• [EXERCISE REQUIREMENTS]: Single out each line with the word "that" and copy it.

• [EXTRACTED RECORDS]:
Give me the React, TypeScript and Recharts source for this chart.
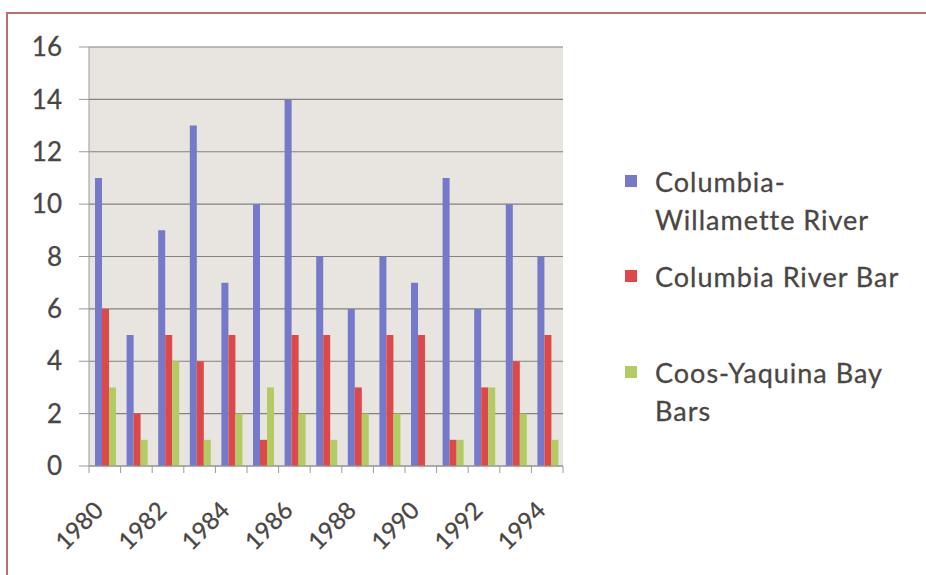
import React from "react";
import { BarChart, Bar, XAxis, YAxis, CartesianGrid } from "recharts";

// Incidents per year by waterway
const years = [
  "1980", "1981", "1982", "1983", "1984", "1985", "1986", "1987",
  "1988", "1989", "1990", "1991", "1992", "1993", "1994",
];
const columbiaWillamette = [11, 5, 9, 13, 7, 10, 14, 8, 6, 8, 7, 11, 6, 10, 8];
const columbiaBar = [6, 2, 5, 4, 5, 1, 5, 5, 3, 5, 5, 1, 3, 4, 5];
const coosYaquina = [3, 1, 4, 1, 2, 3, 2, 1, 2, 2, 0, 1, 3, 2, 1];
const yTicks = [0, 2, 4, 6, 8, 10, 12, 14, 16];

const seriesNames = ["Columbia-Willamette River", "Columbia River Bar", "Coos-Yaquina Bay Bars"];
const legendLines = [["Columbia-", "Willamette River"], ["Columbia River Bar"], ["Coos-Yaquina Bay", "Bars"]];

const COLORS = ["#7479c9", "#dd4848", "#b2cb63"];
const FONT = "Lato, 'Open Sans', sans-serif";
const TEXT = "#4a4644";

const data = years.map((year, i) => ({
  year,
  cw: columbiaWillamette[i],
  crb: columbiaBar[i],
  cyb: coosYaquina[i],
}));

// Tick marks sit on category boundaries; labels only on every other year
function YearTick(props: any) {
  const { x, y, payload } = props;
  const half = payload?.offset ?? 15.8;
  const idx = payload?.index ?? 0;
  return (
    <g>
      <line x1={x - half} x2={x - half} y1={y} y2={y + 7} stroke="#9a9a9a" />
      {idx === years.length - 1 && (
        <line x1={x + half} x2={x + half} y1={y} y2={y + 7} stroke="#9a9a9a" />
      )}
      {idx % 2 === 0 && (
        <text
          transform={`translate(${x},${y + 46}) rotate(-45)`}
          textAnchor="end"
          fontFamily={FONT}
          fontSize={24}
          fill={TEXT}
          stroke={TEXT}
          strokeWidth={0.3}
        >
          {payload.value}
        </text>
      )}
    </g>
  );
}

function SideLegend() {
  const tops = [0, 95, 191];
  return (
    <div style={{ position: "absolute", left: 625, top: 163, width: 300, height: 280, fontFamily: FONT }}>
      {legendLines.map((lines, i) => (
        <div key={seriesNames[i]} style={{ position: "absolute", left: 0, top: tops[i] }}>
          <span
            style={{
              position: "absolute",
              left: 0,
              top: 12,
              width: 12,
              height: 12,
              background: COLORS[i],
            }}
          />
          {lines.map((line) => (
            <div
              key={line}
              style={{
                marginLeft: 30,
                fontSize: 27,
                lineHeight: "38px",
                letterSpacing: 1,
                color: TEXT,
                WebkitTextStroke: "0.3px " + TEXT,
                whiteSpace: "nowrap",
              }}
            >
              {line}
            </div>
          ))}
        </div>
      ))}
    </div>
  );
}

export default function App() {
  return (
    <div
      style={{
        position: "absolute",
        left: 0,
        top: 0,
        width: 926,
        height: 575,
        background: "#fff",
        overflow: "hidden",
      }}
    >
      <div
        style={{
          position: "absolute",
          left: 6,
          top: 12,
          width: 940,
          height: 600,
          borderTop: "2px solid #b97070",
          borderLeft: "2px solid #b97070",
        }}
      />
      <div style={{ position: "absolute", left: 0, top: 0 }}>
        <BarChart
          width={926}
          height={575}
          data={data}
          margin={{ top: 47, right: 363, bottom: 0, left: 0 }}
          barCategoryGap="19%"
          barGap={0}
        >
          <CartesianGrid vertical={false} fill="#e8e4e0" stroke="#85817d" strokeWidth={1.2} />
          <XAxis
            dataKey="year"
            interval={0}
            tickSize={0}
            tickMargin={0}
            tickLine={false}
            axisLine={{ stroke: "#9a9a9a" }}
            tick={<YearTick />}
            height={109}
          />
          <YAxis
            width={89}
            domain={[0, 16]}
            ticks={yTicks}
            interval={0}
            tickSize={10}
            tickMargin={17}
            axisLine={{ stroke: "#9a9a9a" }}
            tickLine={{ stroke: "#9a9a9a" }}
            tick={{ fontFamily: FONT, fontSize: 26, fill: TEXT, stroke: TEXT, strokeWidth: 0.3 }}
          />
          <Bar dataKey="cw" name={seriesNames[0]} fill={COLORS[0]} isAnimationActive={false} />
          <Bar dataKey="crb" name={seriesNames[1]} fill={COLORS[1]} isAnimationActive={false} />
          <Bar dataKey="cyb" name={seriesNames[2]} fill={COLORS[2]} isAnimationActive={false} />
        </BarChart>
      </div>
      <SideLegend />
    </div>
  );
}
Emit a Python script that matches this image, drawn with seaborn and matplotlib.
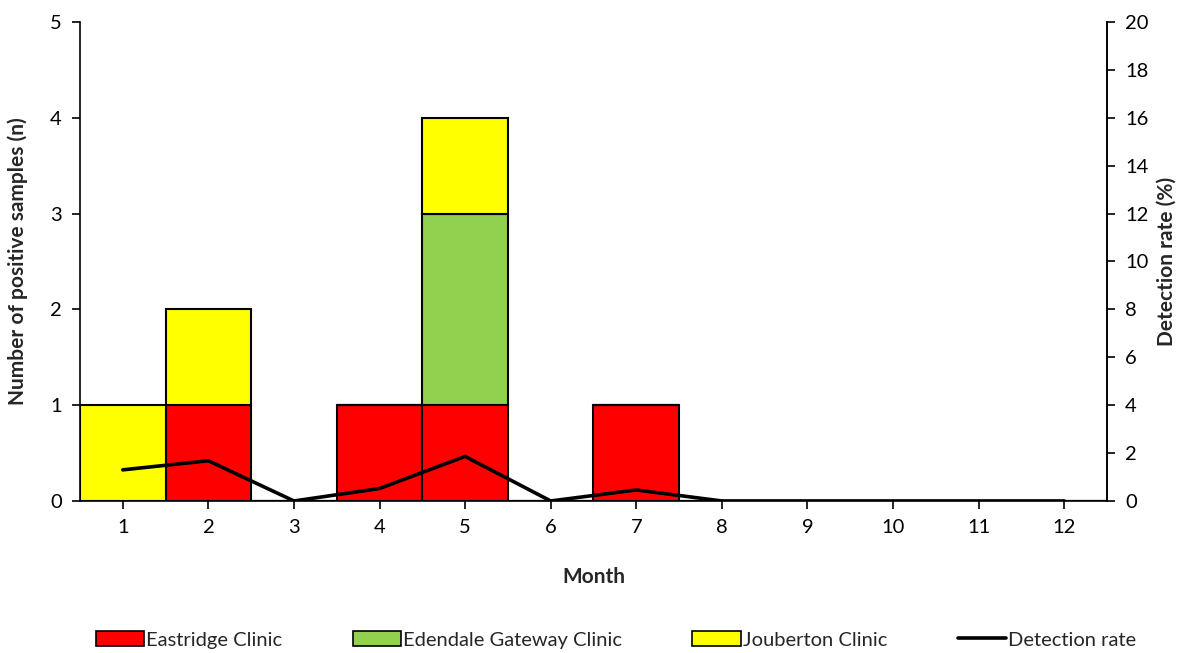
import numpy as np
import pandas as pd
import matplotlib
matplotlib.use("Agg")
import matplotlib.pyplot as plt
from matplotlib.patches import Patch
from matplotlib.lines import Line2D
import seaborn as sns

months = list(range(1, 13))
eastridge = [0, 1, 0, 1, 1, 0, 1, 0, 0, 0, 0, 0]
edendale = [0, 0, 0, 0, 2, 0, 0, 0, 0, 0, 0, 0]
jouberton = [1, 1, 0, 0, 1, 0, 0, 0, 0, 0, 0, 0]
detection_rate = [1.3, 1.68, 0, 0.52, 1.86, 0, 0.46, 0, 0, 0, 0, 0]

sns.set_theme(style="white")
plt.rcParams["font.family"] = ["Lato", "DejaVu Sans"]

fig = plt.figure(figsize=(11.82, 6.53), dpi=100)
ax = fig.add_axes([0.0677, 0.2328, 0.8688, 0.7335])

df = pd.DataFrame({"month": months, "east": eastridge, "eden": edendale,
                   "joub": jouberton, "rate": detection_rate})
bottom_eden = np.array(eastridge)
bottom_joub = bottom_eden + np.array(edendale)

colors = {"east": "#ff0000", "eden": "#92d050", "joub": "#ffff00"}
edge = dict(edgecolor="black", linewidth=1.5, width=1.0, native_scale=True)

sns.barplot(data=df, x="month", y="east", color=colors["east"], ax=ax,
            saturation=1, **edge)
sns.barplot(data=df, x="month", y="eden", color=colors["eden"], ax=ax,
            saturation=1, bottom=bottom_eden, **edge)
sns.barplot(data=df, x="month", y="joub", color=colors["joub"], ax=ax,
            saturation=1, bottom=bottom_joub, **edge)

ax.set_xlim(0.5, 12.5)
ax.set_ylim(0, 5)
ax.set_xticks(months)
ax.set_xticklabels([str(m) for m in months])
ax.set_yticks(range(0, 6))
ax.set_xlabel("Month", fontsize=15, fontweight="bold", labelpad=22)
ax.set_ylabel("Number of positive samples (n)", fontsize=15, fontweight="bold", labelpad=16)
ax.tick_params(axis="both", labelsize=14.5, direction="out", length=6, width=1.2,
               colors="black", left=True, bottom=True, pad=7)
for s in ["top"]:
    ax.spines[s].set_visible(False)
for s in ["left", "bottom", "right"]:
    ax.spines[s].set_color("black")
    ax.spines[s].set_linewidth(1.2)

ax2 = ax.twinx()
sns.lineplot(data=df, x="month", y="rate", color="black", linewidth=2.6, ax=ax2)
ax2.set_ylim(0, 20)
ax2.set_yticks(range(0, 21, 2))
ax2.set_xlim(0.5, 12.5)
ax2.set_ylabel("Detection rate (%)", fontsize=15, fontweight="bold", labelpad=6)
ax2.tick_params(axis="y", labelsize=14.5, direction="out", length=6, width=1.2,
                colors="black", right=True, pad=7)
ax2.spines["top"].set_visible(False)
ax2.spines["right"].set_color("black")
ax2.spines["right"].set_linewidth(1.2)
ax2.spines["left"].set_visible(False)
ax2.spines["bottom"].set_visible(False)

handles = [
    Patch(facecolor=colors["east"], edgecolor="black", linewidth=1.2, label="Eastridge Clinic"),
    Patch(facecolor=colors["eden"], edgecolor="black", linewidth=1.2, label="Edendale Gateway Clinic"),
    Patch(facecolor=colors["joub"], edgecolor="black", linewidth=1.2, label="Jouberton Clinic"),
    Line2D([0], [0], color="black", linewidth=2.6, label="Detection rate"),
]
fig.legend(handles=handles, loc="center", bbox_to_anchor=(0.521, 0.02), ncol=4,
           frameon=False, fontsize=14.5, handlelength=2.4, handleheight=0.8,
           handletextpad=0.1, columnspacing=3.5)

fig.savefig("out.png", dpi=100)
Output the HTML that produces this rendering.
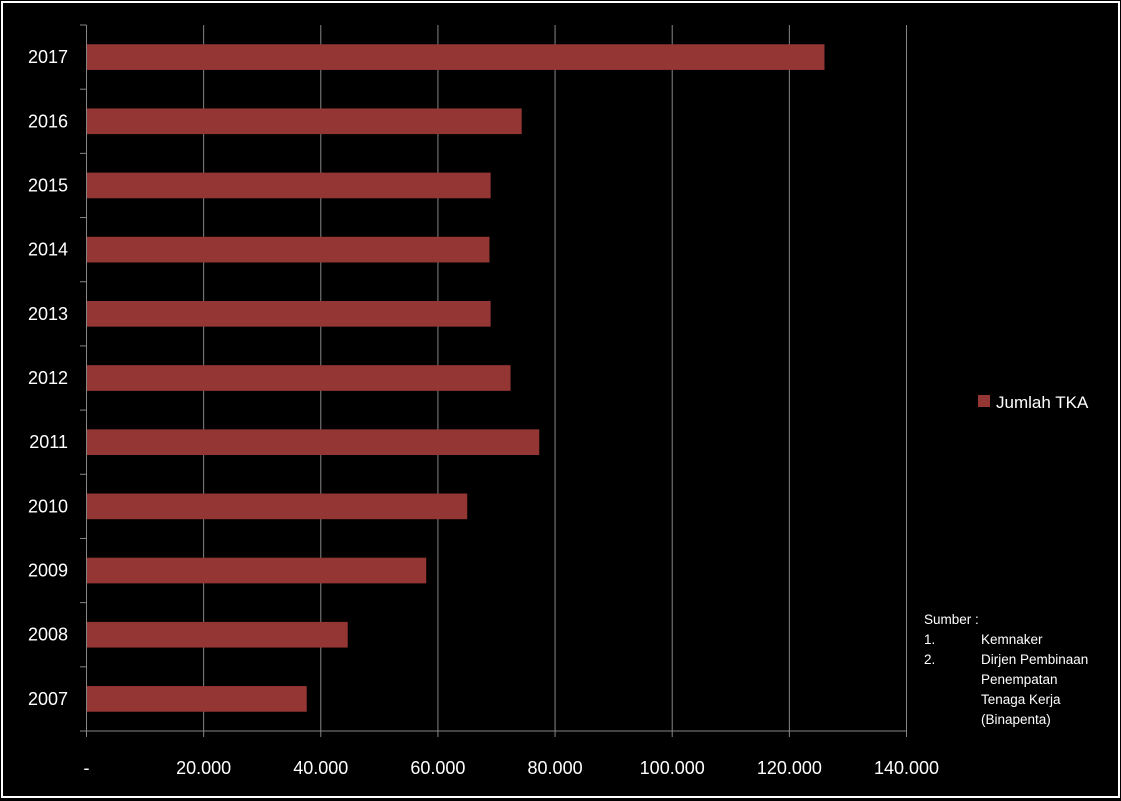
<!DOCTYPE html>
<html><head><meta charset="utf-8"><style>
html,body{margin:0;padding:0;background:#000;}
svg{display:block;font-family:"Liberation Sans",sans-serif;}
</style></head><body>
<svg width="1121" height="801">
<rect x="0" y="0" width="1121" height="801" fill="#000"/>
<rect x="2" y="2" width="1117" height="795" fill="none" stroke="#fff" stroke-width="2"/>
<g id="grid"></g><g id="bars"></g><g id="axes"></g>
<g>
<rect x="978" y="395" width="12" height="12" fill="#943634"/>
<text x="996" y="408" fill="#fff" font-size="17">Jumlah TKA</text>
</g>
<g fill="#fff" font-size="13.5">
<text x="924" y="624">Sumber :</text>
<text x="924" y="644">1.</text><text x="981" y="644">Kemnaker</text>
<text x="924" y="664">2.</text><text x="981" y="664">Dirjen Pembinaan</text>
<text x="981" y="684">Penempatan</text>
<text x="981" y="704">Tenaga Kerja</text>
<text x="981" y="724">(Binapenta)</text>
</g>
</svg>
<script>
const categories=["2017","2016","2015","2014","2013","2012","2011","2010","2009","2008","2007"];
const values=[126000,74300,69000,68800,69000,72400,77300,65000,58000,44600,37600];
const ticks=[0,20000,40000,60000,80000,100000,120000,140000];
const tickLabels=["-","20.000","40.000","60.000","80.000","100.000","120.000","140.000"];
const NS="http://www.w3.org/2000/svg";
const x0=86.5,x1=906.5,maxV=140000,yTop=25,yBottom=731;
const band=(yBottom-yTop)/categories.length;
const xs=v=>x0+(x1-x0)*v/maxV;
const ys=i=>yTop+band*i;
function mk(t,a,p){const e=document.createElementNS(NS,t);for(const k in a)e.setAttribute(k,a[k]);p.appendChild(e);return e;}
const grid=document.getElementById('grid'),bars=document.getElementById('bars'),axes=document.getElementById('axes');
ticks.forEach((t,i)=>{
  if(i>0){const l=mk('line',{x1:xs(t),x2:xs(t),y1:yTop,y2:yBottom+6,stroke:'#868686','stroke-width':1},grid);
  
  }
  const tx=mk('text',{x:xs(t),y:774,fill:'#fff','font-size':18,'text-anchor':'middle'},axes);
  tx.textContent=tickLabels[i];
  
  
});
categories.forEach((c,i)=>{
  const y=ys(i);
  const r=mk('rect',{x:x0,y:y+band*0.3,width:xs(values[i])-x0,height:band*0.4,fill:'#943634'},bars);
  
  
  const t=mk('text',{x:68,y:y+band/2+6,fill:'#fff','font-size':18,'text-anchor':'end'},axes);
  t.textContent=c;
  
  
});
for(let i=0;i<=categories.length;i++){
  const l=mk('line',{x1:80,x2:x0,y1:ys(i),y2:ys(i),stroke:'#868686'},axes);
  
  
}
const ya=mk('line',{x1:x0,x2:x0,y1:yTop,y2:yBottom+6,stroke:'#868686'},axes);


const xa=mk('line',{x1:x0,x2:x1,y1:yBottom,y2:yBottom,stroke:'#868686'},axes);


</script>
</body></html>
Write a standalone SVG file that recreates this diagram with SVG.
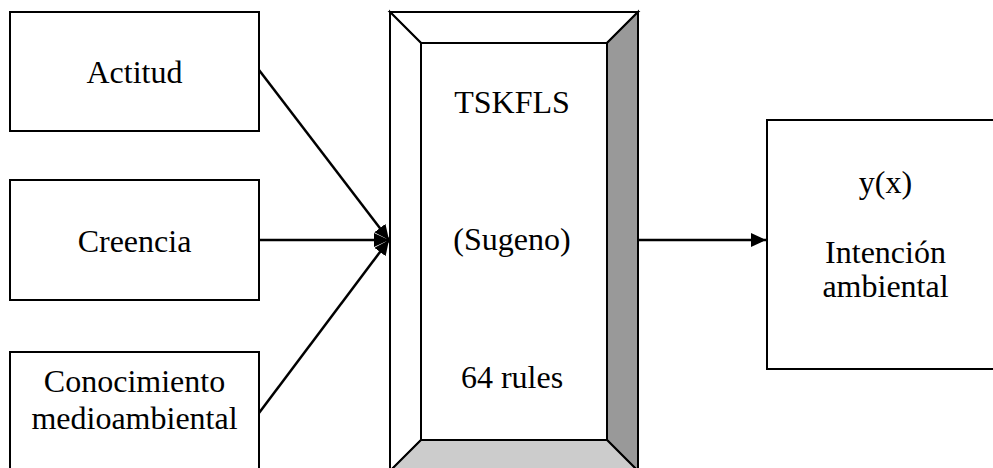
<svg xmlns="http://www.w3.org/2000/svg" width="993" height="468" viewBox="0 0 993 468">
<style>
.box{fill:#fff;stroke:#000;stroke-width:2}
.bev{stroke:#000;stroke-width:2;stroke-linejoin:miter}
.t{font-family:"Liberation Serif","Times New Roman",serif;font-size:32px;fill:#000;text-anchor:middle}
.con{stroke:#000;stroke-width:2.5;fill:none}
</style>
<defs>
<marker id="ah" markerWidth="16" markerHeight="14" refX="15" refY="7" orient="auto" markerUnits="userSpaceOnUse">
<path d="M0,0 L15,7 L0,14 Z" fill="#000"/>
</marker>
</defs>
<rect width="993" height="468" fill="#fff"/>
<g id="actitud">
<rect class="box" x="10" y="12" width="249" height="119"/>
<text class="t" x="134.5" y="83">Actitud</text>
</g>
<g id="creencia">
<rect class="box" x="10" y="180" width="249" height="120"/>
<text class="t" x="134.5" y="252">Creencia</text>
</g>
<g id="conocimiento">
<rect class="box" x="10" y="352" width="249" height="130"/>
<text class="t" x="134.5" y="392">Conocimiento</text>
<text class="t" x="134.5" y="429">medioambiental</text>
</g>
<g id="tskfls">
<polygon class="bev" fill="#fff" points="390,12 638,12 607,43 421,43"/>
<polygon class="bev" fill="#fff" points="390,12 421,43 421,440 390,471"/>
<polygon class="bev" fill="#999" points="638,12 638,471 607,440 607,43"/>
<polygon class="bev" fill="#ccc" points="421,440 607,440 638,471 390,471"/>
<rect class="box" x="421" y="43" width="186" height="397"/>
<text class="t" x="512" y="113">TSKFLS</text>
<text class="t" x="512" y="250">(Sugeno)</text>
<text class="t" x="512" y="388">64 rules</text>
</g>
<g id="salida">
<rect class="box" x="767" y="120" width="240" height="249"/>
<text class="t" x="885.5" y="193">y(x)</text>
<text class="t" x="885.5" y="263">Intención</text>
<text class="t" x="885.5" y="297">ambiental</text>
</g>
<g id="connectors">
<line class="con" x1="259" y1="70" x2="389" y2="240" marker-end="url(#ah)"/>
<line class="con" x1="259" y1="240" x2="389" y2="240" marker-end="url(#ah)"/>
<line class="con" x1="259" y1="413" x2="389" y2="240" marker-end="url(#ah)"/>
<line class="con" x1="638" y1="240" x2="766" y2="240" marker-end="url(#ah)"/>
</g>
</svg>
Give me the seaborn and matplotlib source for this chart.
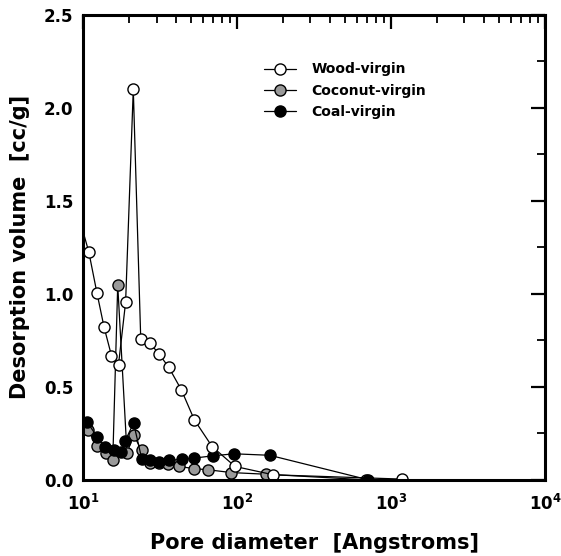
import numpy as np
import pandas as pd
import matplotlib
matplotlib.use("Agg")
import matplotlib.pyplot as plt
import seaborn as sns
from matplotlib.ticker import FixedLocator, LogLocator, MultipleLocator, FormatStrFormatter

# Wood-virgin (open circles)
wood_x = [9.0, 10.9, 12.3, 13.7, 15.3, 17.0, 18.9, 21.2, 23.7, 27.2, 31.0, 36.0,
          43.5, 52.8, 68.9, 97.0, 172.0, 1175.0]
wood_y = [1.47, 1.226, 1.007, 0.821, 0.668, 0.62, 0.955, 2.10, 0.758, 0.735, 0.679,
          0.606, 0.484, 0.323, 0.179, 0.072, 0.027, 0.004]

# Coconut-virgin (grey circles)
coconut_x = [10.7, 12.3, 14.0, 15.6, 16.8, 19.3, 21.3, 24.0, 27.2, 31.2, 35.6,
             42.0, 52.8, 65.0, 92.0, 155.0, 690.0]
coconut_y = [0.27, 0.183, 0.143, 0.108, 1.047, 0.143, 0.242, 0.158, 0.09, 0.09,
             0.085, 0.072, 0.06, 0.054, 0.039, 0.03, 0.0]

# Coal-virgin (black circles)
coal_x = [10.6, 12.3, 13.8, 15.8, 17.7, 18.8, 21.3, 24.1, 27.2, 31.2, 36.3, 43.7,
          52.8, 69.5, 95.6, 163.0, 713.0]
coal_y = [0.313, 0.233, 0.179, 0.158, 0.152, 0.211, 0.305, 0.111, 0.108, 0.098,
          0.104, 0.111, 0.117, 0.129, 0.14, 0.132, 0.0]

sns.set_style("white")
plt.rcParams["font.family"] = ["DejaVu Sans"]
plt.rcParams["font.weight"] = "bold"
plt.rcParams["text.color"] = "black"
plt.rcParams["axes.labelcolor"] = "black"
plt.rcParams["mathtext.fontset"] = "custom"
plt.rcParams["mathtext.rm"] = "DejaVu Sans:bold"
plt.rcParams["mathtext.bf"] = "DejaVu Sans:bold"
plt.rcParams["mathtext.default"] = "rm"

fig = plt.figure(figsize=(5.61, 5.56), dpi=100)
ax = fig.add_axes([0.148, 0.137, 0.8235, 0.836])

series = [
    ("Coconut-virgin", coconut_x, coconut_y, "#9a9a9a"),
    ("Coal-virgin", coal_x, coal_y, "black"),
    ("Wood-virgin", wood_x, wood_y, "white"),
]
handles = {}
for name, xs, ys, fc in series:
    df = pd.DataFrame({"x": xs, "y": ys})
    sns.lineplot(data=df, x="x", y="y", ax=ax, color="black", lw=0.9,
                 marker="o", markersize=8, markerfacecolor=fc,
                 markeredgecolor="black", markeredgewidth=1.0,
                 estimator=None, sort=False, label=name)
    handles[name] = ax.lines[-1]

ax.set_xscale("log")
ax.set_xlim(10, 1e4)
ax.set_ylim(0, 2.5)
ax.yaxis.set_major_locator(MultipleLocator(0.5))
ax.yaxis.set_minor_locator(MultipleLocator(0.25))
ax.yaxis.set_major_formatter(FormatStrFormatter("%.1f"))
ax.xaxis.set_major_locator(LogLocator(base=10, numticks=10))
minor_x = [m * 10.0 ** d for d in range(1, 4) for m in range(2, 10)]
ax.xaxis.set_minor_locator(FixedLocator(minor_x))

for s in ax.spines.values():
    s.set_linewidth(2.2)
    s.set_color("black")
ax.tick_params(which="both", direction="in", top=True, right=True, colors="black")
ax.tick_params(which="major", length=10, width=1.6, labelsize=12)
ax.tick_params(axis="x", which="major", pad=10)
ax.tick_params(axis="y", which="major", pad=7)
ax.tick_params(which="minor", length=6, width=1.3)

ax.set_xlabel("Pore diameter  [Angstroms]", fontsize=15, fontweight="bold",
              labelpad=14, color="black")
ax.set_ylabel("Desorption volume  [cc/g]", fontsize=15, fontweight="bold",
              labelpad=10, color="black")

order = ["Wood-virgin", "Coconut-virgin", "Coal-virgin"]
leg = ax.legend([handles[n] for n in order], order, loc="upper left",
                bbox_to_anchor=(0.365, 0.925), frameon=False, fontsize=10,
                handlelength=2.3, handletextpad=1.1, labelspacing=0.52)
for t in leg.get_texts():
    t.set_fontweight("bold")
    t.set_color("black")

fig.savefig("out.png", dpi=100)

• [WRITTEN ANSWER]:
Emit a Python script that matches this image, drawn with seaborn and matplotlib.
Output the HTML that produces this rendering.
Write a standalone SVG file that recreates this diagram with SVG.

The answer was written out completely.